◆ **Stated goal**: Only the lines from the start of the data through the line with "years = [0, 0.5, 1, 1.5, 2, 2.5, 3, 3.5]" belong in the copy. Restate them word for word, minus the pictures.
____
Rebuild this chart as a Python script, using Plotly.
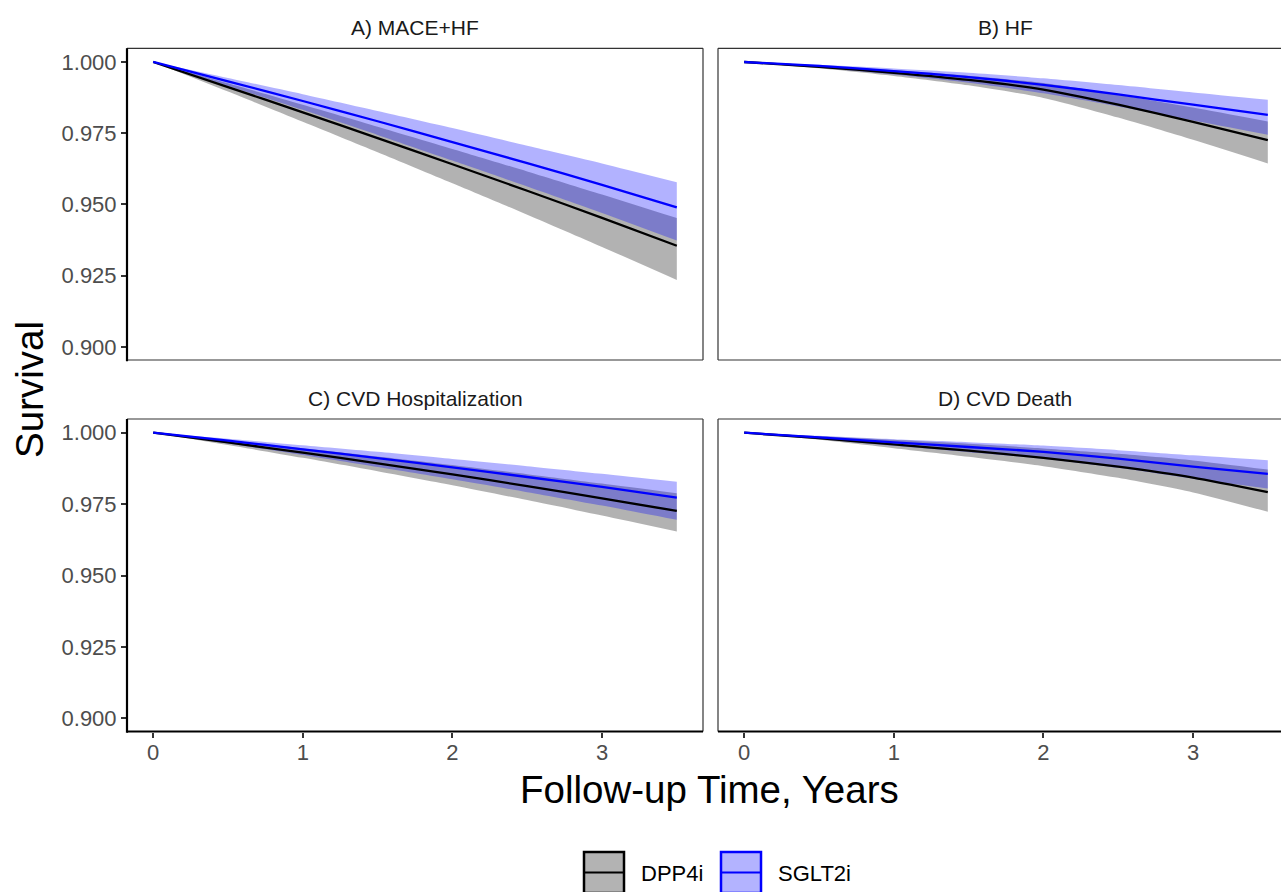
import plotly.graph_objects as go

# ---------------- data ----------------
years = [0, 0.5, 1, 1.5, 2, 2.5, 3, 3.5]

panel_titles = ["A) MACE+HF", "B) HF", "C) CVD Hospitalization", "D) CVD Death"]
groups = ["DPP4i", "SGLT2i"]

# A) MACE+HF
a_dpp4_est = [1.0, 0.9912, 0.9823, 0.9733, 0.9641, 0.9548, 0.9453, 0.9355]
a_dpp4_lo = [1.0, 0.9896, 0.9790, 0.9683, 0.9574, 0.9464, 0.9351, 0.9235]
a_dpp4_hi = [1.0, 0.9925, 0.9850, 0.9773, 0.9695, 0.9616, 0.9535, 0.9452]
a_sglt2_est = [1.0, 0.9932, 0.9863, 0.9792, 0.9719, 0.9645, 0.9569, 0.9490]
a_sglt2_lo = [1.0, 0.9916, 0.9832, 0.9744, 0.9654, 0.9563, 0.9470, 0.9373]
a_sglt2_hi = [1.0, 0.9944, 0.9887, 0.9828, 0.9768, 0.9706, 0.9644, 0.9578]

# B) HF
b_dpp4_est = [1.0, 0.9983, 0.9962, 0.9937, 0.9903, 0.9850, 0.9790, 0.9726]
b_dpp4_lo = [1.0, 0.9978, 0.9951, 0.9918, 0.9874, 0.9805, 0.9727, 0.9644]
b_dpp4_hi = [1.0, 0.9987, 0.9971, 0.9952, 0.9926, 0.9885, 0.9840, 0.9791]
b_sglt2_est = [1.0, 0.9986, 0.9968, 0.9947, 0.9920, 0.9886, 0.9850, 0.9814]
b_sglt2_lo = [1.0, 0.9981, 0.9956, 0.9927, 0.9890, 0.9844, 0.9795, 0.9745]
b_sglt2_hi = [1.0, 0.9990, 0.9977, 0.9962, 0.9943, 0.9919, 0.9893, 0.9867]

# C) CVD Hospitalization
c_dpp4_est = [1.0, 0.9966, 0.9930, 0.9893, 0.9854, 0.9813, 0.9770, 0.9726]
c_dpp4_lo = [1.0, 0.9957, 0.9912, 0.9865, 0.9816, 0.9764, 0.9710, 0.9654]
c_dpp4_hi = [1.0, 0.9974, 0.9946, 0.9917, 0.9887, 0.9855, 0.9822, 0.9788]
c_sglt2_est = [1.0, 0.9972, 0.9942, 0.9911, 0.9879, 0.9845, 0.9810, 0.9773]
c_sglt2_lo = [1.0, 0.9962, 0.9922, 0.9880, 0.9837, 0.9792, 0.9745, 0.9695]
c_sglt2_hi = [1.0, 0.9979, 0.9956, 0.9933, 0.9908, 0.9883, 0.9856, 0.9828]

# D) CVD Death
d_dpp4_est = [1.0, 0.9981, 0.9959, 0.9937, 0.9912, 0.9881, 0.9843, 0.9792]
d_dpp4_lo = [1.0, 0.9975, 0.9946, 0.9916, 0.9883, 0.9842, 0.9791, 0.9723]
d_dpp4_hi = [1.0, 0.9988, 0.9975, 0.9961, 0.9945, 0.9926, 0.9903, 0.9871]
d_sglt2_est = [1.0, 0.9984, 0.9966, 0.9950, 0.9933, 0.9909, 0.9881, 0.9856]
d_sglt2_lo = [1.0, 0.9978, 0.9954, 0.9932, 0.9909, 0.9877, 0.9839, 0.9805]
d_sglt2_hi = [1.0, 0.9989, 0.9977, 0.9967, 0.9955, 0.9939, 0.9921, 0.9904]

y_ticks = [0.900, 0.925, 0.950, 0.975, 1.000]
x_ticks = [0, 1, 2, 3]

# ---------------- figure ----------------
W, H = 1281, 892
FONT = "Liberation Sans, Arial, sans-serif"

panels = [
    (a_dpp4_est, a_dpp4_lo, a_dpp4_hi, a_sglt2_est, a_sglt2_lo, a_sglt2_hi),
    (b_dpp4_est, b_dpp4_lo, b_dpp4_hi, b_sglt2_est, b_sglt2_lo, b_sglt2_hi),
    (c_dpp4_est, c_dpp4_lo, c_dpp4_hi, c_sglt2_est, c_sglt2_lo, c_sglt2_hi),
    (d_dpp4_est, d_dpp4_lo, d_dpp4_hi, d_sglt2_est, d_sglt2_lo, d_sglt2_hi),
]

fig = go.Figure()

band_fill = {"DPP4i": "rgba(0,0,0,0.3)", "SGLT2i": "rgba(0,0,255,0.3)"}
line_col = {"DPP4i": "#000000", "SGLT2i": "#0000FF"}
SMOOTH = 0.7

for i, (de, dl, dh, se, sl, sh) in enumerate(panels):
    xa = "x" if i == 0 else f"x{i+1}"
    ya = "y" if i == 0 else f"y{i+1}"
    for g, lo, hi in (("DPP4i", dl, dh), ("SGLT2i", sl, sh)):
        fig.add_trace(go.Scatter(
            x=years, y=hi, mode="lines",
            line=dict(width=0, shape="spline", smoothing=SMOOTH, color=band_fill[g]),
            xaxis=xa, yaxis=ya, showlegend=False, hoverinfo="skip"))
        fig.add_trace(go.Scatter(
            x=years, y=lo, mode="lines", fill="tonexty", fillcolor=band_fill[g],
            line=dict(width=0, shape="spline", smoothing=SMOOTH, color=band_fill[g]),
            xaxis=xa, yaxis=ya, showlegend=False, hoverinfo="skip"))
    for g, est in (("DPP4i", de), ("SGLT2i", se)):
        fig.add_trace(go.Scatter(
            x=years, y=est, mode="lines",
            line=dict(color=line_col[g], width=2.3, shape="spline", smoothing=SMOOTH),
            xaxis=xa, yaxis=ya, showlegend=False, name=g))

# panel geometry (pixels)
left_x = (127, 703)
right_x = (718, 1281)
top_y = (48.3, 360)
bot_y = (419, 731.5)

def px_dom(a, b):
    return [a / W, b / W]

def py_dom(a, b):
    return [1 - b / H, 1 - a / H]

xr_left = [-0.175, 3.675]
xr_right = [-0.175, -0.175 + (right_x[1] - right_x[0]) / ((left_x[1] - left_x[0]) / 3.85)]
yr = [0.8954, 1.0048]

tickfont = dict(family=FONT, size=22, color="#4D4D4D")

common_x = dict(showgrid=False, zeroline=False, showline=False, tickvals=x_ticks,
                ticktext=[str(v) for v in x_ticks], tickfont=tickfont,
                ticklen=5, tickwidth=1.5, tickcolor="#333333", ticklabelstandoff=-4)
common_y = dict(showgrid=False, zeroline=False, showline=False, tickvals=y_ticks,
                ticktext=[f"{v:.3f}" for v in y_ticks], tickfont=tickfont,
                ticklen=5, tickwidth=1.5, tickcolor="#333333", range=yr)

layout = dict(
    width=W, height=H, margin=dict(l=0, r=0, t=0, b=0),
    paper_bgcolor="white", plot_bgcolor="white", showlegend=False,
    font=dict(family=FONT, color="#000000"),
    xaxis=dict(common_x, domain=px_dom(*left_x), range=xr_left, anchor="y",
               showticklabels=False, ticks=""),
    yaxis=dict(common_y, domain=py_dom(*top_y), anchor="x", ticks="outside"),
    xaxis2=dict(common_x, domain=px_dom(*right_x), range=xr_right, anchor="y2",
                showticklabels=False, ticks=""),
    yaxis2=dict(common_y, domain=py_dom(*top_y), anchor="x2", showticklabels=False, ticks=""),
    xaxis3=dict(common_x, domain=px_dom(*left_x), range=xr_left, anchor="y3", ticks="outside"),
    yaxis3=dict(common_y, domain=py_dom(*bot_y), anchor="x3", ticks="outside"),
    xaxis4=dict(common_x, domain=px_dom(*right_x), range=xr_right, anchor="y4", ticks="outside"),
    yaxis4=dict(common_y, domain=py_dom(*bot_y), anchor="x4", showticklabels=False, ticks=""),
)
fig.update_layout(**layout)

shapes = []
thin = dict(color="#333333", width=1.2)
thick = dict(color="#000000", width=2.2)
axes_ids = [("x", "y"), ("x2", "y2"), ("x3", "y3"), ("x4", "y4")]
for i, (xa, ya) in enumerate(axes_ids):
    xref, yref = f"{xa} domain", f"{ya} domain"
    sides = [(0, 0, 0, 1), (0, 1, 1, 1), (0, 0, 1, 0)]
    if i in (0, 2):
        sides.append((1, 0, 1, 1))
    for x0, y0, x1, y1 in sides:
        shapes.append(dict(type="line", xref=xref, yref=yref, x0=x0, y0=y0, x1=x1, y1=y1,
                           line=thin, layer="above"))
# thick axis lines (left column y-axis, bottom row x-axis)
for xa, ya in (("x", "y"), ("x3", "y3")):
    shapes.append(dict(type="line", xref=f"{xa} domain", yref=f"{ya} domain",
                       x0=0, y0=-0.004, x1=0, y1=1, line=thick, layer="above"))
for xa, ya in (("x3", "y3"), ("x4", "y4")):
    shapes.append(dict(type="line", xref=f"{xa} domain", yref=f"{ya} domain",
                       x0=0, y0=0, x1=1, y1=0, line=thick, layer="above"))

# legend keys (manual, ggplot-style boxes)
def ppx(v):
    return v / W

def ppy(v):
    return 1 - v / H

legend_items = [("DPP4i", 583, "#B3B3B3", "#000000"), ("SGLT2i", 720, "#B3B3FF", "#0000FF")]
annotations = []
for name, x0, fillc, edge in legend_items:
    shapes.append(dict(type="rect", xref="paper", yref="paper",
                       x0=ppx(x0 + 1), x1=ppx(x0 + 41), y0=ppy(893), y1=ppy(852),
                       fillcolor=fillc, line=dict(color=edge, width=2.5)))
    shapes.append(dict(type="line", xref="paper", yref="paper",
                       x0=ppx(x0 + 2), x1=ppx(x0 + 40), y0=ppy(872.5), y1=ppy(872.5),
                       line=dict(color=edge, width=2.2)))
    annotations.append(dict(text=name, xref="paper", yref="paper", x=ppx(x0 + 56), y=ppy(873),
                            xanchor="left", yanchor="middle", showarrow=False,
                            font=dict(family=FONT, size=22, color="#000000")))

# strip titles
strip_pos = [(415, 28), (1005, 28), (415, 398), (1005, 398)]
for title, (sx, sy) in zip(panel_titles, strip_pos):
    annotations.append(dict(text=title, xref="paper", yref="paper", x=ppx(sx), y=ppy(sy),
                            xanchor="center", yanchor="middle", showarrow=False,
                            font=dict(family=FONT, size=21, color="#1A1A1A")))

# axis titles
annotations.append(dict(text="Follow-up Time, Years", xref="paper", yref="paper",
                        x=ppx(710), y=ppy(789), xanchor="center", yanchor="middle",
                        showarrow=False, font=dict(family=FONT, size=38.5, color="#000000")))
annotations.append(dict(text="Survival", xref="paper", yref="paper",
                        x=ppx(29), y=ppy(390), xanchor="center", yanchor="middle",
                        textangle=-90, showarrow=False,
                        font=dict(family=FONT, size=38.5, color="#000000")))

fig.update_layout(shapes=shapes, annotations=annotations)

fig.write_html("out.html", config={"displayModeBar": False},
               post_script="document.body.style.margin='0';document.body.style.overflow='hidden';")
____
◆ **Completed exercise**:
Rebuild this chart as a Python script, using Plotly.
import plotly.graph_objects as go

# ---------------- data ----------------
years = [0, 0.5, 1, 1.5, 2, 2.5, 3, 3.5]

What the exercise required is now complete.